Read our full guide to capturing the aurora here
Chasing aurora in the Arctic Circle in places like Iceland, northern Scandinavia, northern Canada and Alaska is as much about cloud-dodging as anything else. As well as some good weather apps you're going to need to keep warm. You may feel fine when you get out of your car, but two hours later – when you've not moved apart from the occasional re-positioning of your tripod – things can be very different. So dress incredibly warmly, and take some food with you, which can get your internal engine going when things get really nippy at 2 a.m.
6 Zodiacal light
How about capturing the ethereal glow of the biggest object in the Solar System? No, not the Sun, but zodiacal light, a cone of faint white light that can be seen shimmering in the post-sunset (and pre-dawn) night sky. It’s actually sunlight reflecting off ancient interplanetary dust and ice particles orbiting the Sun in the same plane as all of the planets. You can capture it in the same way as any night sky image:
- Use a wide-angle lens with a wide aperture
- Put your camera on a tripod
- Us as low as F-stop as possible (f2.8-f4.5)

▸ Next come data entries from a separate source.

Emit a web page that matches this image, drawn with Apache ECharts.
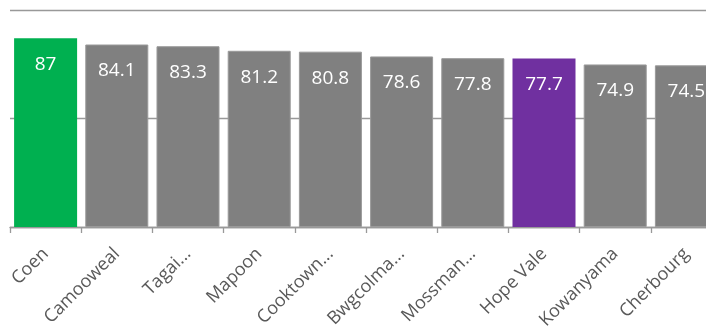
<!DOCTYPE html>
<html>
<head>
<meta charset="utf-8">
<script src="https://cdn.jsdelivr.net/npm/echarts@6/dist/echarts.min.js"></script>
<style>html,body{margin:0;padding:0;background:#fff}#c{width:706px;height:328px}</style>
</head>
<body>
<div id="c"></div>
<script>
const categories = ["Coen", "Camooweal", "Tagai...", "Mapoon", "Cooktown...", "Bwgcolma...", "Mossman...", "Hope Vale", "Kowanyama", "Cherbourg"];
const values = [87, 84.1, 83.3, 81.2, 80.8, 78.6, 77.8, 77.7, 74.9, 74.5];
const yTicks = [0, 50, 100];

const highlight = { "Coen": "#00B050", "Hope Vale": "#7030A0" };
const baseColor = "#808080";

const chart = echarts.init(document.getElementById('c'), null, { renderer: 'canvas' });
chart.setOption({
  animation: false,
  grid: { left: 10, width: 712, top: 10, height: 217, containLabel: false, outerBoundsMode: 'none' },
  xAxis: {
    type: 'category',
    data: categories,
    axisLine: { show: true, lineStyle: { color: '#999999', width: 1.3 } },
    axisTick: { show: true, length: 6, lineStyle: { color: '#999999', width: 1.3 } },
    axisLabel: {
      rotate: 45, interval: 0, margin: 24, hideOverlap: false,
      color: '#595959', fontFamily: 'Open Sans', fontSize: 18
    }
  },
  yAxis: {
    type: 'value', min: yTicks[0], max: yTicks[yTicks.length - 1], interval: yTicks[1] - yTicks[0],
    axisLine: { show: false }, axisTick: { show: false }, axisLabel: { show: false },
    splitLine: { show: true, lineStyle: { color: '#999999', width: 1.3 } }
  },
  series: [{
    type: 'bar',
    barCategoryGap: '11.5%',
    data: values.map((v, i) => ({
      value: v,
      itemStyle: { color: highlight[categories[i]] || baseColor,
                   borderColor: highlight[categories[i]] ? null : '#9a9a9a', borderWidth: highlight[categories[i]] ? 0 : 1 }
    })),
    label: {
      show: true, position: 'insideTop', distance: 17,
      color: '#ffffff', fontFamily: 'Open Sans', fontSize: 19
    }
  }]
});
</script>
</body>
</html>
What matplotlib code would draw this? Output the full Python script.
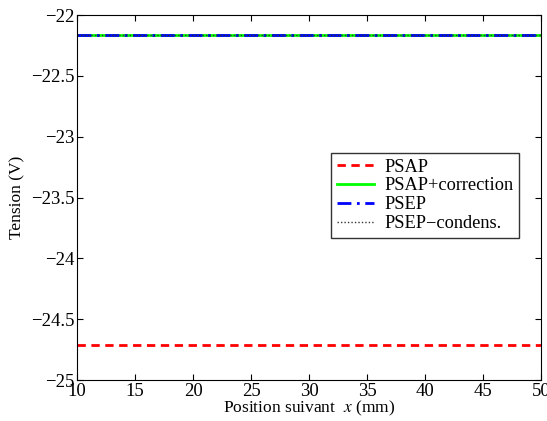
import numpy as np
import matplotlib
matplotlib.use('Agg')
import matplotlib.pyplot as plt

# positions (mm) and tension values (V)
x_mm = [10, 20, 30, 40, 50]
psap = [-24.71, -24.71, -24.71, -24.71, -24.71]
psap_corr = [-22.165, -22.165, -22.165, -22.165, -22.165]
psep = [-22.165, -22.165, -22.165, -22.165, -22.165]
psep_cond = [-22.165, -22.165, -22.165, -22.165, -22.165]

plt.rcParams['font.family'] = ['Liberation Serif', 'DejaVu Serif']
plt.rcParams['mathtext.fontset'] = 'stix'

fig = plt.figure(figsize=(5.47, 4.21), dpi=100)
ax = fig.add_axes([0.141, 0.097, 0.848, 0.867])

ax.plot(x_mm, psap, color='red', ls=(0, (3, 2)), lw=2, label='PSAP')
ax.plot(x_mm, psap_corr, color='#00ff00', ls='-', lw=2, label='PSAP+correction')
ax.plot(x_mm, psep, color='blue', ls=(0, (5, 2, 1, 2)), lw=2, label='PSEP')
ax.plot(x_mm, psep_cond, color='#333333', ls=(0, (1, 1.5)), lw=1, label='PSEP\u2212condens.')

ax.set_xlim(10, 50)
ax.set_ylim(-25, -22)
ax.set_xticks(np.arange(10, 51, 5))
ax.set_yticks(np.arange(-25, -21.9, 0.5))
ax.set_yticklabels(['\u221225', '\u221224.5', '\u221224', '\u221223.5',
                    '\u221223', '\u221222.5', '\u221222'])
ax.tick_params(direction='in', labelsize=13.5, top=True, right=True, length=4, pad=2)
ax.set_xlabel('Position suivant  $x$ (mm)', fontsize=12.5, labelpad=-1)
ax.set_ylabel('Tension (V)', fontsize=12.5, labelpad=4)

leg = ax.legend(loc='upper right', bbox_to_anchor=(0.953, 0.622), fontsize=13.2,
                frameon=True, fancybox=False, edgecolor='black',
                borderaxespad=0, handlelength=2.0, handletextpad=0.6,
                labelspacing=0.1, borderpad=0.3)
leg.get_frame().set_linewidth(1)

fig.savefig('out.png', dpi=100)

- Manually focus on infinity
- ISO 800 (or more if your camera has a full-frame sensor)
- Exposure: 15-25 seconds
If you can’t see the cone of light when reviewing images on your LCD, ramp-up the ISO for a test shot and if it’s there it will become visible. Just remember to reduce your ISO again to avoid a noisy shot (unless your camera has a full-frame sensor). Shoot in raw and you’ll be able to reveal a lot of brightness in post-processing, which is critical for revealing the zodiacal light.
A precious and fleeting sight, photographing the zodiacal light is all about timing and location. To capture it in spring (late February to late March is best) in the northern hemisphere – when it’s known as the ‘false dusk’ – you need to be in a very dark location (such as Starlight Reserve or a Dark Sky Park) free from light pollution, in the week before New Moon, in the hour or two after sunset. Look west. In autumn, the ‘false dawn’ in autumn will be visible, again in moonless skies, in the east in the hour or two before sunrise.